Danıştay’ın kimi kararlarında belirtildiği gibi, yargılama hukukunda, yargı (hüküm), uyuşmazlığı çözmekle görevli ve yetkili yargı yerinin, yargılama sürecinin sonunda ulaştığı sonuçtur. Yargı yerinin bu sonuca ulaşırken bir gerekçeye dayanması, hem Anayasa’nın, hem de yargılama hukukunun ilkelerinden olup, adil yargılanma hakkının bir gereği olan gerekçeli karar hakkının da güvencesini oluşturmaktadır. Gerekçe, hakimin, önüne gelen uyuşmazlıkla ilgili olarak saptadığı maddi olaylar ile verdiği hüküm arasındaki hukuki değerlendirmedir. Başka bir deyişle gerekçe, maddi olaylar ile hüküm fıkrası arasındaki köprüdür. Gerekçe, aynı zamanda kararın hukuka uygun olup olmadığının denetlenmesine de olanak tanır. Yargı kararlarının mutlaka gerekçeli olması gerektiği yolundaki ilkenin amacı da budur. Bunun yanında kararda, hakimi uyuşmazlığın çözümünde tek başına yargıya götürmeye yeterli bir gerekçe gösterilmiş iken, farklı ikinci bir gerekçeye daha dayanılması, yargı yerinin ilk gerekçeye ve bu gerekçenin sonucu olan yargıya güvensizliğini gösterdiği gibi tarafların aralarındaki uyuşmazlığın adilane bir çözüme kavuşturulduğu konusundaki inançlarını da zedeleyecektir. Ayrıca bu durum hukuki belirlilik ilkesine de aykırılık teşkil edecektir. Öte yandan, birden fazla ve farklı gerekçeyle karar verilmesi, temyiz merciince, kararın ve dayanağı gerekçenin hukuka uygunluğunun denetiminin yapılmasını güçleştirecektir (Danıştay Yedinci Daire, 30/03/2006 tarih ve E.2004/282, K.2006/1032; Vergi Dava Daireleri Kurulu, 13/10/2021 tarih ve E.2020/68, K.2021/1308 sayılı kararları).

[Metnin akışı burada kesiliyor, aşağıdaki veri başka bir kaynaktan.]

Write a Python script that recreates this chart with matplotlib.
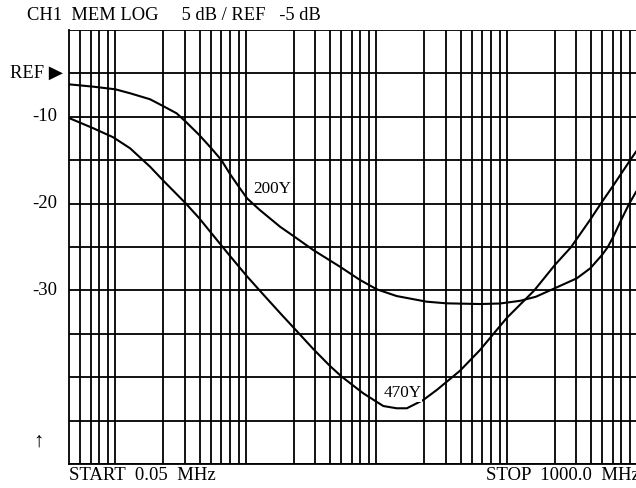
import matplotlib
matplotlib.use('Agg')
import matplotlib.pyplot as plt

# trace data (MHz, dB)
freq_200y = [0.05, 0.0768, 0.113, 0.147, 0.209, 0.269, 0.334, 0.392, 0.498, 0.616,
             0.735, 0.867, 1.02, 1.16, 1.45, 2.07, 2.78, 3.72, 5.96, 8.49,
             11.4, 16.2, 27.5, 39.2, 70.5, 100.4, 143, 189, 240, 389,
             494, 607, 671, 741, 864, 978, 1106]
db_200y = [-6.26, -6.53, -6.83, -7.29, -7.98, -8.84, -9.60, -10.56, -12.10, -13.63,
           -14.98, -16.71, -18.24, -19.41, -20.74, -22.66, -24.00, -25.35, -27.27, -28.80,
           -29.87, -30.65, -31.30, -31.49, -31.57, -31.51, -31.20, -30.73, -30.03, -28.61,
           -27.45, -25.92, -25.03, -23.81, -21.69, -20.05, -18.66]

freq_470y = [0.05, 0.0768, 0.109, 0.147, 0.209, 0.269, 0.392, 0.498, 0.638, 0.857,
             1.15, 1.54, 2.07, 2.78, 3.72, 5.0, 6.15, 9.0, 12.8, 16.2,
             19.4, 25.9, 32.9, 49.6, 70.5, 113, 183, 266, 351, 494,
             597, 741, 1000, 1106]
db_470y = [-10.14, -11.32, -12.36, -13.63, -15.75, -17.48, -19.97, -21.69, -23.68, -26.04,
           -28.34, -30.47, -32.60, -34.68, -36.75, -38.71, -39.94, -41.86, -43.32, -43.58,
           -43.58, -42.63, -41.47, -39.25, -36.87, -33.18, -30.03, -27.02, -25.03, -21.83,
           -19.96, -17.91, -14.98, -14.02]

# screen graticule
decades = [0.01, 0.1, 1, 10, 100, 1000]
decade_marks = [1.0, 1.13, 2.64, 3.87, 5.0, 6.08, 7.31, 8.56]
db_lines = [0, -5, -10, -15, -20, -25, -30, -35, -40, -45, -50]
db_labels = {-10: '-10', -20: '-20', -30: '-30'}

f_start, f_right = 0.05, 1106

plt.rcParams['font.family'] = ['Liberation Serif', 'DejaVu Sans']

fig = plt.figure(figsize=(6.36, 4.88), dpi=100)
ax = fig.add_axes([69 / 636, 24 / 488, 567 / 636, 434 / 488])

for d in decades:
    for m in decade_marks:
        f = d * m
        if f_start < f < f_right:
            ax.axvline(f, color='black', lw=1.3, zorder=1)
for v in db_lines:
    ax.axhline(v, color='black', lw=1.3, zorder=1)

ax.plot(freq_200y, db_200y, color='black', lw=1.5, zorder=2)
ax.plot(freq_470y, db_470y, color='black', lw=1.5, zorder=2)

ax.text(1.285, -18.3, '200Y', fontsize=12.3, va='center', ha='left',
        bbox=dict(facecolor='white', edgecolor='none', pad=0.5), zorder=3)
ax.text(12.8, -41.8, '470Y', fontsize=12.3, va='center', ha='left',
        bbox=dict(facecolor='white', edgecolor='none', pad=0.5), zorder=3)

ax.set_xscale('log')
ax.set_xlim(f_start, f_right)
ax.set_ylim(-50, 0)
ax.set_xticks([])
ax.set_yticks([])
ax.minorticks_off()
for side in ['top', 'right']:
    ax.spines[side].set_visible(False)
for side in ['left', 'bottom']:
    ax.spines[side].set_linewidth(1.3)

ytr = ax.get_yaxis_transform()
ax.text(-0.0106, -5, 'REF \u25b6', fontsize=13.3, ha='right', va='center', transform=ytr)
for v, s in db_labels.items():
    ax.text(-0.021, v, s, fontsize=13.5, ha='right', va='center', transform=ytr)

fig.text(27 / 636, 1 - 16 / 488, 'CH1  MEM LOG     5 dB / REF   -5 dB', fontsize=13.3, va='center')
fig.text(39 / 636, 1 - 442 / 488, '\u2191', fontsize=15, ha='center', va='center')
fig.text(69 / 636, 1 - 476 / 488, 'START  0.05  MHz', fontsize=13.5, va='center')
fig.text(486 / 636, 1 - 476 / 488, 'STOP  1000.0  MHz', fontsize=13.5, va='center')

fig.savefig('out.png', dpi=100)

Bakılmakta olan davada Mahkemece, “davacı şirketin defter ve belgelerinin istenilmesine ilişkin defter ve belge isteme yazısının öncelikle asıl borçlu şirketin adresinde tebliğe çıkılarak asıl borçlu şirketin adresinde bulunamadığı hususu posta memuru tarafından tebliğ alındısı üzerine şerh ve imza edilmek suretiyle tespit edildikten sonra kanuni temsilciye tebligat yapılması gerekirken, 22/03/2018 tarihli adres tespit tutanağının defter ve belge isteme yazısıyla ilişkilendirilmediği, bu sebeple defter ve belge isteme yazısının tebliğiyle ilgili şirket adresine gidilip gidilmediğinin davalı idarece ispatlanamadığının görüldüğü” tespitinden sonra ayrıca,” kanuni temsilci …’un kapısına yapıştırılan pusulada, tebliğ evrakının gönderildiği idareden alınabileceği şerhini içeren bir ibare yer almamakta olup, söz konusu ibarenin olmaması, muhataplarının dava açma sürelerini kaçırmasına sebep olacağından, tebligat işleminin usulüne dair esaslı bir hata olduğundan, tebligatın hukuken geçerli olmasını sakatladığı” sonucuna varılarak hüküm tesis edilmiştir. Bu anlamda, birbirinden iki farklı gerekçeye dayanılarak dava konusu cezalı tarhiyatın kaldırılması yargılama hukuku kurallarına aykırılık teşkil etmektedir.
Açıklanan nedenle, temyiz isteminin kabulü ile davanın kabulüne dair Vergi Mahkemesi kararına karşı yapılan istinaf başvurusunun reddine ilişkin Vergi Dava Dairesi kararının bozulması gerektiği görüşüyle, 2577 sayılı İdari Yargılama Usulü Kanunu’nun 49. maddesine atıf yapılarak ve bir gerekçeye yer verilmek suretiyle verilen karara katılmıyoruz.

(XX) KARŞI OY :
Temyiz dilekçesinde öne sürülen iddialar, temyize konu Vergi Dava Dairesi kararının dayandığı hukuksal nedenler ve gerekçe karşısında, kararın bozulmasını sağlayacak nitelikte bulunmadığından temyiz isteminin reddi gerektiği görüşüyle karara katılmıyorum.